→ Data block:
<<<<

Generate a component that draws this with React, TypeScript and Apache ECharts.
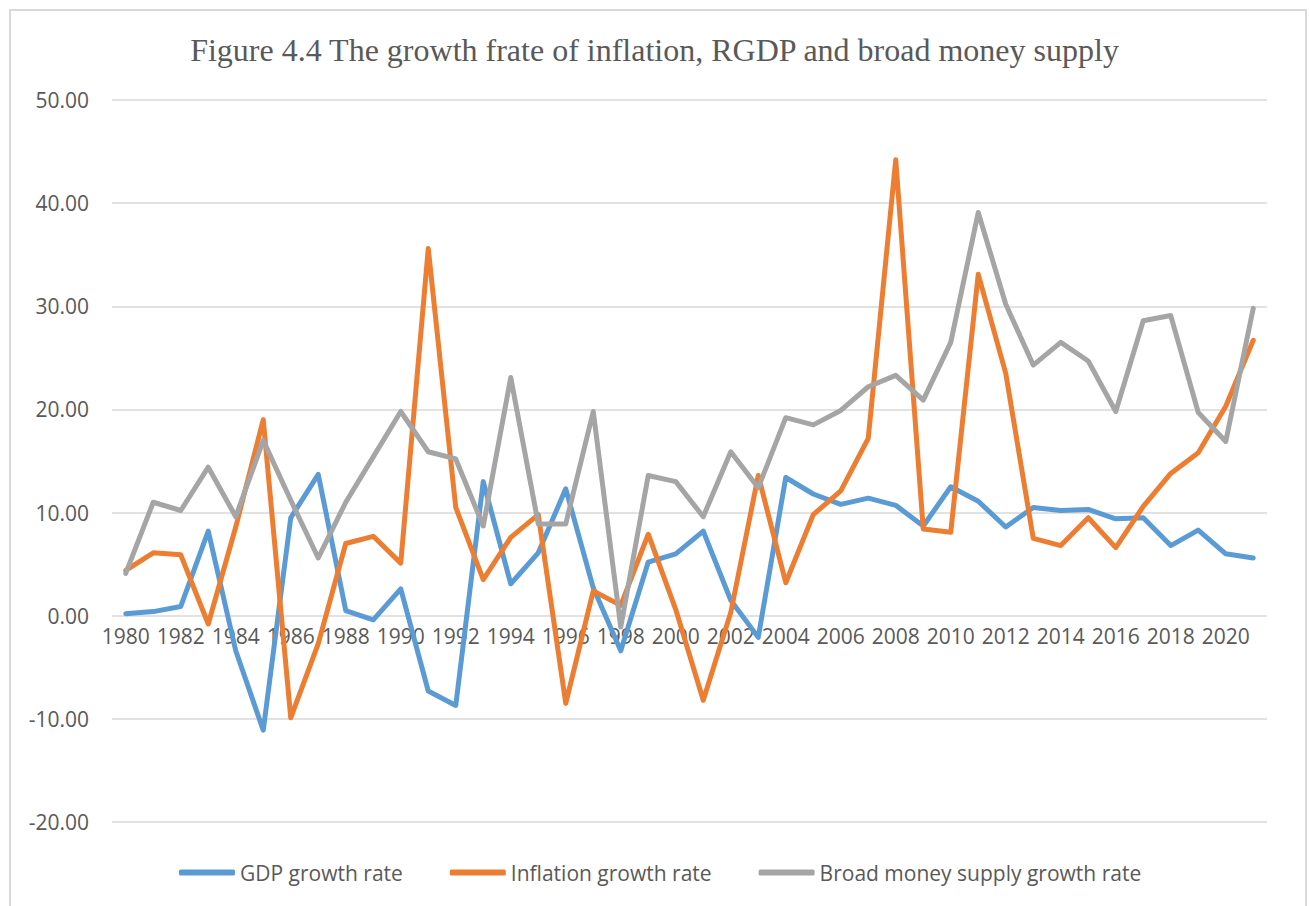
import React, { useEffect, useRef } from "react";
import * as echarts from "echarts";

const years: string[] = [];
for (let y = 1980; y <= 2021; y++) years.push(String(y));

const gdpGrowth = [
  0.2, 0.4, 0.9, 8.2, -3.4, -11.1, 9.5, 13.7, 0.5, -0.4,
  2.6, -7.3, -8.7, 13.0, 3.1, 6.1, 12.3, 2.7, -3.4, 5.2,
  6.0, 8.2, 1.5, -2.1, 13.4, 11.8, 10.8, 11.4, 10.7, 8.7,
  12.5, 11.1, 8.6, 10.5, 10.2, 10.3, 9.4, 9.5, 6.8, 8.3,
  6.0, 5.6,
];

const inflationGrowth = [
  4.4, 6.1, 5.9, -0.8, 8.6, 19.0, -9.9, -2.7, 7.0, 7.7,
  5.1, 35.6, 10.5, 3.5, 7.6, 9.8, -8.5, 2.4, 1.0, 7.9,
  0.6, -8.2, 0.3, 13.6, 3.2, 9.8, 12.1, 17.2, 44.2, 8.4,
  8.1, 33.1, 23.5, 7.5, 6.8, 9.5, 6.6, 10.6, 13.8, 15.8,
  20.3, 26.7,
];

const broadMoneyGrowth = [
  4.1, 11.0, 10.2, 14.4, 9.6, 17.0, 11.2, 5.6, 11.0, 15.4,
  19.8, 15.9, 15.2, 8.7, 23.1, 8.9, 8.9, 19.8, -1.1, 13.6,
  13.0, 9.6, 15.9, 12.4, 19.2, 18.5, 19.9, 22.2, 23.3, 20.9,
  26.5, 39.1, 30.2, 24.3, 26.5, 24.7, 19.8, 28.6, 29.1, 19.7,
  16.9, 29.8,
];

const seriesNames = [
  "GDP growth rate",
  "Inflation growth rate",
  "Broad money supply growth rate",
];
const seriesColors = ["#5B9BD5", "#ED7D31", "#A5A5A5"];

const titleText = "Figure 4.4 The growth frate of inflation, RGDP and broad money supply";

const yMin = -20;
const yMax = 50;

export default function App() {
  const ref = useRef<HTMLDivElement>(null);

  useEffect(() => {
    if (!ref.current) return;
    const chart = echarts.init(ref.current, undefined, { renderer: "svg" });
    const data = [gdpGrowth, inflationGrowth, broadMoneyGrowth];
    const labelFont = "'Open Sans', 'DejaVu Sans', sans-serif";
    const gridTop = 100;
    const gridBottom = 84;
    const plotH = 906 - gridTop - gridBottom;
    // shift the category axis up so it sits on the zero line
    const zeroOffset = -(plotH * (0 - yMin)) / (yMax - yMin);
    chart.setOption({
      animation: false,
      backgroundColor: "#ffffff",
      graphic: [
        {
          type: "rect",
          shape: { x: 10, y: 10, width: 1296, height: 920 },
          style: { fill: "none", stroke: "#d9d9d9", lineWidth: 2 },
          silent: true,
          z: -10,
        },
      ],
      title: {
        text: titleText,
        left: "center",
        top: 29,
        textStyle: {
          fontFamily: "'Liberation Serif', 'Times New Roman', serif",
          fontSize: 32,
          fontWeight: "normal",
          color: "#595959",
        },
      },
      grid: { left: 112, right: 42, top: gridTop, bottom: gridBottom, containLabel: false },
      xAxis: {
        type: "category",
        data: years,
        boundaryGap: true,
        offset: zeroOffset,
        axisLine: { show: false, onZero: false },
        axisTick: { show: false },
        axisLabel: {
          interval: 1,
          color: "#595959",
          fontFamily: labelFont,
          fontSize: 21,
          margin: 10,
        },
        splitLine: { show: false },
      },
      yAxis: {
        type: "value",
        min: yMin,
        max: yMax,
        interval: 10,
        axisLine: { show: false },
        axisTick: { show: false },
        axisLabel: {
          color: "#595959",
          fontFamily: labelFont,
          fontSize: 21,
          margin: 23,
          formatter: (v: number) => v.toFixed(2),
        },
        splitLine: { show: true, lineStyle: { color: "#d9d9d9", width: 1.5 } },
      },
      legend: {
        left: 179,
        top: 862,
        padding: 0,
        itemWidth: 56,
        itemHeight: 6,
        itemGap: 47,
        icon: "roundRect",
        textStyle: {
          color: "#595959",
          fontFamily: labelFont,
          fontSize: 21,
        },
        data: seriesNames,
      },
      series: seriesNames.map((name, i) => ({
        name,
        type: "line",
        data: data[i],
        showSymbol: false,
        symbol: "none",
        color: seriesColors[i],
        lineStyle: { width: 5, color: seriesColors[i], cap: "round", join: "round" },
        z: 2 + i,
      })),
    });
    return () => chart.dispose();
  }, []);

  return (
    <div
      ref={ref}
      style={{ position: "absolute", left: 0, top: 0, width: 1309, height: 906 }}
    />
  );
}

>>>>

→ Requirements: Repeat the listing above from its first line through the line that contains "for (let y = 1980;", both included, and nothing more. Drop the pictures.

→ Output of the exercise:
Generate a component that draws this with React, TypeScript and Apache ECharts.
import React, { useEffect, useRef } from "react";
import * as echarts from "echarts";

const years: string[] = [];
for (let y = 1980; y <= 2021; y++) years.push(String(y));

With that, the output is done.